• [SET TASK]:
Return only the lines from the top of the data down to the one that holds "var rightSomewhat = [29.3, 26.1, 20.9, 15.5, 8.6, 6.6, 5.8];", both included, without any pictures.

※

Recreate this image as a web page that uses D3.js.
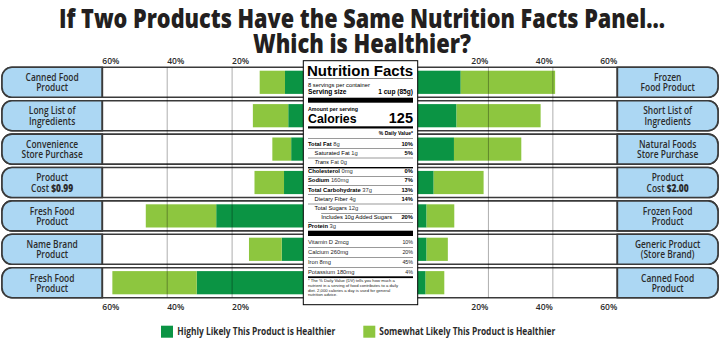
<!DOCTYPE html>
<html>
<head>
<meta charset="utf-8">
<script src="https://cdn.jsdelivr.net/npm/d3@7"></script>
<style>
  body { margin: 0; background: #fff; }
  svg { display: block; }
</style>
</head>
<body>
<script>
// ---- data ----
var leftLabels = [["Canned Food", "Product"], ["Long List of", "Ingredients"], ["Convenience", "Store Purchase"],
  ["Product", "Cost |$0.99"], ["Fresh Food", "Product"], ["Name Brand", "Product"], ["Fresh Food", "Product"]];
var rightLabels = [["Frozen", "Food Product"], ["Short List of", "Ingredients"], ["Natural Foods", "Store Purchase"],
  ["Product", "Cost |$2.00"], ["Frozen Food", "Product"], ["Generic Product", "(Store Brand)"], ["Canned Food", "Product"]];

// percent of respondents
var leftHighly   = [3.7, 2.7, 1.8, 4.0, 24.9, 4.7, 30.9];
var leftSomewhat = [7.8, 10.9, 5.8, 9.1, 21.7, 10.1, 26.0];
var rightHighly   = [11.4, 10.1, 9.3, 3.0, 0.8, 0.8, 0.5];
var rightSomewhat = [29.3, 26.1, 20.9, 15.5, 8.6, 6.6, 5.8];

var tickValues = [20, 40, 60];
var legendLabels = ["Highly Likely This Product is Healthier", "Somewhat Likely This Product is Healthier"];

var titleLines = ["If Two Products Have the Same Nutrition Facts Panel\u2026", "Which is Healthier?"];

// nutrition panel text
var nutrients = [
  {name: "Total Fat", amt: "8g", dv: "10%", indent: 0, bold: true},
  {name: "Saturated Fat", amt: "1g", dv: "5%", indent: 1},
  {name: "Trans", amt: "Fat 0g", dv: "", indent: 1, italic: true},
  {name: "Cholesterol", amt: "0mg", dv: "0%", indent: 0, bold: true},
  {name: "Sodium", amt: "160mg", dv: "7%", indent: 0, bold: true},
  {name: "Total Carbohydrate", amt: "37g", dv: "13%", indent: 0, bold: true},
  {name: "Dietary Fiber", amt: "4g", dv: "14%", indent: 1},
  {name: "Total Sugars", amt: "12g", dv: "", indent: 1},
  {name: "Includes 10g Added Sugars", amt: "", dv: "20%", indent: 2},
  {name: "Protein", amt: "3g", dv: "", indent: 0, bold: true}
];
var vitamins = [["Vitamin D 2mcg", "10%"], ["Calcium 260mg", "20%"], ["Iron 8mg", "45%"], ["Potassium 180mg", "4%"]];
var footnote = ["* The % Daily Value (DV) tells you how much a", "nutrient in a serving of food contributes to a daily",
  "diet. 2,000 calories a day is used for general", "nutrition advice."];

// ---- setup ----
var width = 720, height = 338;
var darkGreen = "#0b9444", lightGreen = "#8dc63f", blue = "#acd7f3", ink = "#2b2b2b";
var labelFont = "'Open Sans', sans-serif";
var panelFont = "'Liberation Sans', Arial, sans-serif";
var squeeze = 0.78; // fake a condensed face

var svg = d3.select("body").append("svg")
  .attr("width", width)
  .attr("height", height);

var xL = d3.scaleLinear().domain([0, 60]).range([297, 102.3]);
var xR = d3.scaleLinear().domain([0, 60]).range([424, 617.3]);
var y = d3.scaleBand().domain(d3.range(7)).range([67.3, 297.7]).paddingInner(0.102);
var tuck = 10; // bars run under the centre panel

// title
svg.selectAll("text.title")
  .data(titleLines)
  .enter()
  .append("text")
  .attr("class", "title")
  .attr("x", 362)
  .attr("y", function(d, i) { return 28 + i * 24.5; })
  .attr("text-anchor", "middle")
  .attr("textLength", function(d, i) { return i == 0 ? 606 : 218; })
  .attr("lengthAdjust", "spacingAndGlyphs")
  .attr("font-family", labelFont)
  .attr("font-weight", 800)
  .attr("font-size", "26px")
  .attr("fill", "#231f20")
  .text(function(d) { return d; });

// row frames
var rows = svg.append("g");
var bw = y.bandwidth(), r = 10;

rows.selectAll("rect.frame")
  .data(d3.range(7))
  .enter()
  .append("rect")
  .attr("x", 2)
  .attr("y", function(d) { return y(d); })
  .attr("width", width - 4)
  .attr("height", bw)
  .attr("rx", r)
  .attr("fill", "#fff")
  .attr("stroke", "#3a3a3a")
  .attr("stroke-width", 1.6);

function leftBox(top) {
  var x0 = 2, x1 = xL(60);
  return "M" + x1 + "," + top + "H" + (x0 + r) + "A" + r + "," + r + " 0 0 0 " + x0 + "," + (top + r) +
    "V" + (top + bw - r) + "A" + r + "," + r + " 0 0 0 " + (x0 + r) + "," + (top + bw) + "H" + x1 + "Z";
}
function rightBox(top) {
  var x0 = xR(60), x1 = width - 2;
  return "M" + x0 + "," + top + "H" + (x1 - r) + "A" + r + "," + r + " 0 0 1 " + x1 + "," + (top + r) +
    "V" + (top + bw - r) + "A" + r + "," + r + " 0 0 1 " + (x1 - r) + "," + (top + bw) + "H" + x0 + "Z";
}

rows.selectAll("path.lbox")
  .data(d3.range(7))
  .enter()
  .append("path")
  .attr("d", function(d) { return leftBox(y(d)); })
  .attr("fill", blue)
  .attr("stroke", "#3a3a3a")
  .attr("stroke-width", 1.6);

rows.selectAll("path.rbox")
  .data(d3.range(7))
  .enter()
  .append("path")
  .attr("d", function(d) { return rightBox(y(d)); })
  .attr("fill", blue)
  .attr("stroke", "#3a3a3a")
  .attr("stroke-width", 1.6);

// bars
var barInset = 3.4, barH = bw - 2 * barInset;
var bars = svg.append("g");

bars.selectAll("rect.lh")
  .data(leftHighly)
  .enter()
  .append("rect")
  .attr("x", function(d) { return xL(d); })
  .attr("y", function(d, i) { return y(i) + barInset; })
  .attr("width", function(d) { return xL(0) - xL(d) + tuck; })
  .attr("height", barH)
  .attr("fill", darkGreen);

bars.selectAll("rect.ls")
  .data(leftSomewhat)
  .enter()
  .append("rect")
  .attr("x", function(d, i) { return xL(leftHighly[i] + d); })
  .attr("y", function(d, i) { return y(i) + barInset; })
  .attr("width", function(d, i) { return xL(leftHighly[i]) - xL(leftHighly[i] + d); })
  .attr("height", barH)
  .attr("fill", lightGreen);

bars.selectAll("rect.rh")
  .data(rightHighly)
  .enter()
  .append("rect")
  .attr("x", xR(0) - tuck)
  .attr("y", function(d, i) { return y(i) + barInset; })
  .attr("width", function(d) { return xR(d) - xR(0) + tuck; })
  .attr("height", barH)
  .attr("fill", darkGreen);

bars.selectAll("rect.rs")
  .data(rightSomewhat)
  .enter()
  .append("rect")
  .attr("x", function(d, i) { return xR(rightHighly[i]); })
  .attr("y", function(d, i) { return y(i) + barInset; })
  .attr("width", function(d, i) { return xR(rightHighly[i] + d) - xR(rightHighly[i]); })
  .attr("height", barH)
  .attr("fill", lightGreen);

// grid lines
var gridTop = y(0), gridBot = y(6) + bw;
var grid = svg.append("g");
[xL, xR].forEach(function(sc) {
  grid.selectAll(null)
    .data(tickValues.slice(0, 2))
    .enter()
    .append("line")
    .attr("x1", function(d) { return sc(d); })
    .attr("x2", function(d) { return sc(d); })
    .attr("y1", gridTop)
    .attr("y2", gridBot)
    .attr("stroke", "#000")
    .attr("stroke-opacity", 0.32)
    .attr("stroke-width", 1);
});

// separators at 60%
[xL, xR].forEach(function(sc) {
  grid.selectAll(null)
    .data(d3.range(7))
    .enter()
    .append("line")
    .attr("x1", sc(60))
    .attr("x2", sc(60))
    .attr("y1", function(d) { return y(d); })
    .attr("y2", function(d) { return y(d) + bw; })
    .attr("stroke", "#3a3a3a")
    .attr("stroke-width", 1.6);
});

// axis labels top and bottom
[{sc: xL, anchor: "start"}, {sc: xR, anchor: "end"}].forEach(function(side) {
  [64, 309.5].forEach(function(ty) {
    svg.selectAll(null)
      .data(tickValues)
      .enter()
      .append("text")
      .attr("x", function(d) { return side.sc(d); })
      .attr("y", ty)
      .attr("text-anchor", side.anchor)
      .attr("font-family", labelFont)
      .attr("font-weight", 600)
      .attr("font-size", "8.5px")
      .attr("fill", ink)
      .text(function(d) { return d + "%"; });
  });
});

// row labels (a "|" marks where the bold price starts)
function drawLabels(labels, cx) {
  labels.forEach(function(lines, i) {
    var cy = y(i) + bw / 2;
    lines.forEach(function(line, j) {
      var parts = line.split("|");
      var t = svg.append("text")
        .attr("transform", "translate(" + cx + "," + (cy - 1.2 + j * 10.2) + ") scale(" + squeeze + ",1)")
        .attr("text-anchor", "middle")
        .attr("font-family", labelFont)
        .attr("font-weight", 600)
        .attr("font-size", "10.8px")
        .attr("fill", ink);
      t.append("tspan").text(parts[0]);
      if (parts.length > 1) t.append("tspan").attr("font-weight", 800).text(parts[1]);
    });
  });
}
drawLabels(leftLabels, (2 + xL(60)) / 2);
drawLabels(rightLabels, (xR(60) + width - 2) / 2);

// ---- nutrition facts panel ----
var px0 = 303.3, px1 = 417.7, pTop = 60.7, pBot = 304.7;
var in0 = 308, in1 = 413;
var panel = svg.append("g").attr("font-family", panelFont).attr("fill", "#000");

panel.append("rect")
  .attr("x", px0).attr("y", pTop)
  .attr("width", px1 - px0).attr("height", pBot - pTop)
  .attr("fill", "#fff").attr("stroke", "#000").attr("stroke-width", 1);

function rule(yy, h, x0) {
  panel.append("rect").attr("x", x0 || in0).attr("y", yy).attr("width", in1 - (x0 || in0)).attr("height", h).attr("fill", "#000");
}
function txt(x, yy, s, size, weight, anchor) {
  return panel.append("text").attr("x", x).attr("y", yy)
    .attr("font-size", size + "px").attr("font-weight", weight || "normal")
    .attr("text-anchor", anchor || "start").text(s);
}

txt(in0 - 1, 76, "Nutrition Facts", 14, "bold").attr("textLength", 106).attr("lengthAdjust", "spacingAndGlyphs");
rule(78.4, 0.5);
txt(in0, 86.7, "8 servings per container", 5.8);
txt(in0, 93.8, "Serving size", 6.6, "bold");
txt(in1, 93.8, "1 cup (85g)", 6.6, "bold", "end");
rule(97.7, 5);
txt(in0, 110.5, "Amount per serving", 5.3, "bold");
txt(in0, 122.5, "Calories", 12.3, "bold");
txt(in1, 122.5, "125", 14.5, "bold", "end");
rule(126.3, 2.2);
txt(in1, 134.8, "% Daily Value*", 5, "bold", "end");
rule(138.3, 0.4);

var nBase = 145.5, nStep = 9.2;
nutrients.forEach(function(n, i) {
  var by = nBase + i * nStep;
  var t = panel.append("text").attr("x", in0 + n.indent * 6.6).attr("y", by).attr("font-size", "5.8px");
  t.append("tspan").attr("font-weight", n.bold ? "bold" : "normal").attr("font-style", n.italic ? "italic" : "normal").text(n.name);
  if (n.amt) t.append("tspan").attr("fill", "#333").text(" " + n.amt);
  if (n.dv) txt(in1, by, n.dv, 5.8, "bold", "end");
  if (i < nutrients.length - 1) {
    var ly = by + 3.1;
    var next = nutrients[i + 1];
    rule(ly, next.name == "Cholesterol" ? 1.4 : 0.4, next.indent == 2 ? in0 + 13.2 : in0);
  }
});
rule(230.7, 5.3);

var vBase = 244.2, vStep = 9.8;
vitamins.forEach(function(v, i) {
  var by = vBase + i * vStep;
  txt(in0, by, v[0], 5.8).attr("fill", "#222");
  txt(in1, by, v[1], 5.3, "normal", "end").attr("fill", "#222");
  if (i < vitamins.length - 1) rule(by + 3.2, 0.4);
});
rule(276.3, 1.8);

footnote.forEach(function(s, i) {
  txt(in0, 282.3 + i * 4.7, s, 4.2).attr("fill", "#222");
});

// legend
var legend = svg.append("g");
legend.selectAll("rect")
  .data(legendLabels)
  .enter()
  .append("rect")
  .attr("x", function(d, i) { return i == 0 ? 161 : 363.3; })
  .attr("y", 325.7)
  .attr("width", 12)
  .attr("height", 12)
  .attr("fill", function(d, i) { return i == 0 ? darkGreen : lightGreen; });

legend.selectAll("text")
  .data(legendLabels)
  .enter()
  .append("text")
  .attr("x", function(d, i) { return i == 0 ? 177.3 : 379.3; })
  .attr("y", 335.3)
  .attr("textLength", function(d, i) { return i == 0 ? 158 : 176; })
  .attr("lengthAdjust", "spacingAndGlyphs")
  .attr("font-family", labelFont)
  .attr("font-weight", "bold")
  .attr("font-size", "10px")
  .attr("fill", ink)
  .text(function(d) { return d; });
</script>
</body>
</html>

※

• [TASK RESPONSE]:
Recreate this image as a web page that uses D3.js.
<!DOCTYPE html>
<html>
<head>
<meta charset="utf-8">
<script src="https://cdn.jsdelivr.net/npm/d3@7"></script>
<style>
  body { margin: 0; background: #fff; }
  svg { display: block; }
</style>
</head>
<body>
<script>
// ---- data ----
var leftLabels = [["Canned Food", "Product"], ["Long List of", "Ingredients"], ["Convenience", "Store Purchase"],
  ["Product", "Cost |$0.99"], ["Fresh Food", "Product"], ["Name Brand", "Product"], ["Fresh Food", "Product"]];
var rightLabels = [["Frozen", "Food Product"], ["Short List of", "Ingredients"], ["Natural Foods", "Store Purchase"],
  ["Product", "Cost |$2.00"], ["Frozen Food", "Product"], ["Generic Product", "(Store Brand)"], ["Canned Food", "Product"]];

// percent of respondents
var leftHighly   = [3.7, 2.7, 1.8, 4.0, 24.9, 4.7, 30.9];
var leftSomewhat = [7.8, 10.9, 5.8, 9.1, 21.7, 10.1, 26.0];
var rightHighly   = [11.4, 10.1, 9.3, 3.0, 0.8, 0.8, 0.5];
var rightSomewhat = [29.3, 26.1, 20.9, 15.5, 8.6, 6.6, 5.8];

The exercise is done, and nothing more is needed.